BlankPageDetectionCommand command = new BlankPageDetectionCommand();
BlankPageDetectionResults results = command.Apply(image) as BlankPageDetectionResults;
return results.IsImageBlank;
}
private void RemoveBlanks(List<int> blanks, Stream source, Stream dest)
{
// blanks needs to be sorted low to high, which it will be if generated from
// above
TiffDocument doc = new TiffDocument(source);
int totalRemoved = 0;
foreach (int page in blanks) {
doc.Pages.RemoveAt(page - totalRemoved);
totalRemoved++;
}
doc.Save(dest);
}
You should note that blank page detection is not as simple as "are all the pixels white(-ish)?" since scanning introduces all kinds of interesting artifacts. To get the BlankPageDetectionCommand, you would need the Document Imaging package.
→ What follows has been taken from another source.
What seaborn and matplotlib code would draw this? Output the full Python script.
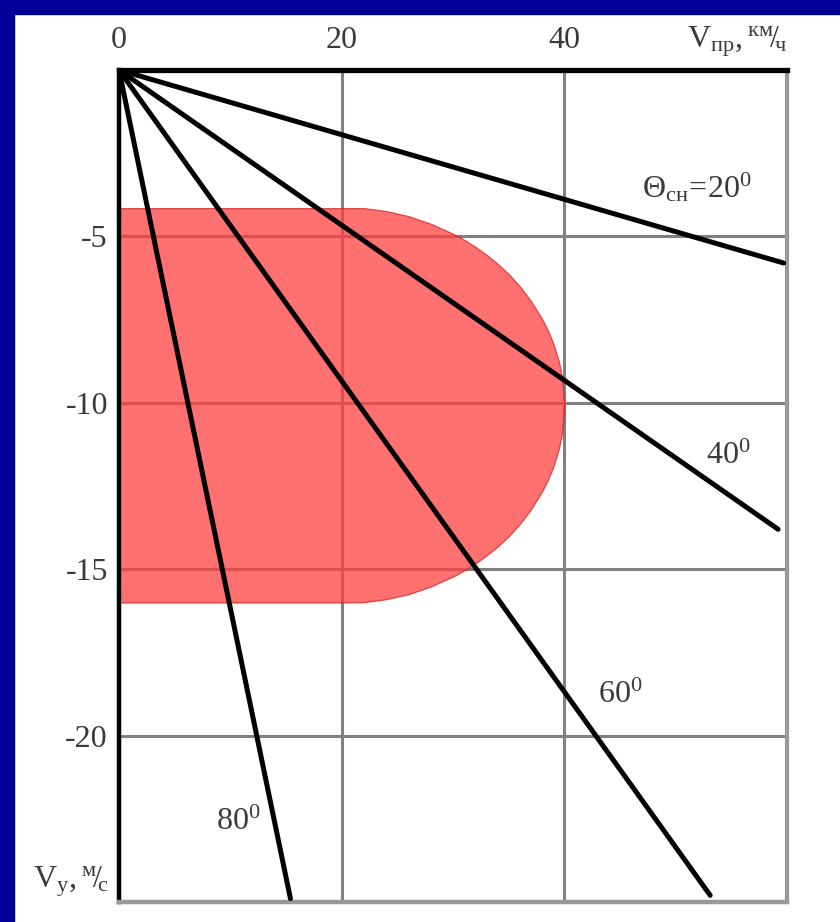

Are you interested in shrinking the files or just want to avoid people wasting their time viewing blank pages? You can do a quick and dirty edit of the files to rid yourself of known blank pages by just patching the second IFD to be 0x00000000. Here's what I mean - TIFF files have a simple layout if you're just navigating through the pages:
TIFF Header (4 bytes)
First IFD offset (4 bytes - typically points to 0x00000008)
IFD:
Number of tags (2-bytes)
{individual TIFF tags} (12-bytes each)
Next IFD offset (4 bytes)
Just patch the "next IFD offset" to a value of 0x00000000 to "unlink" pages beyond the current one.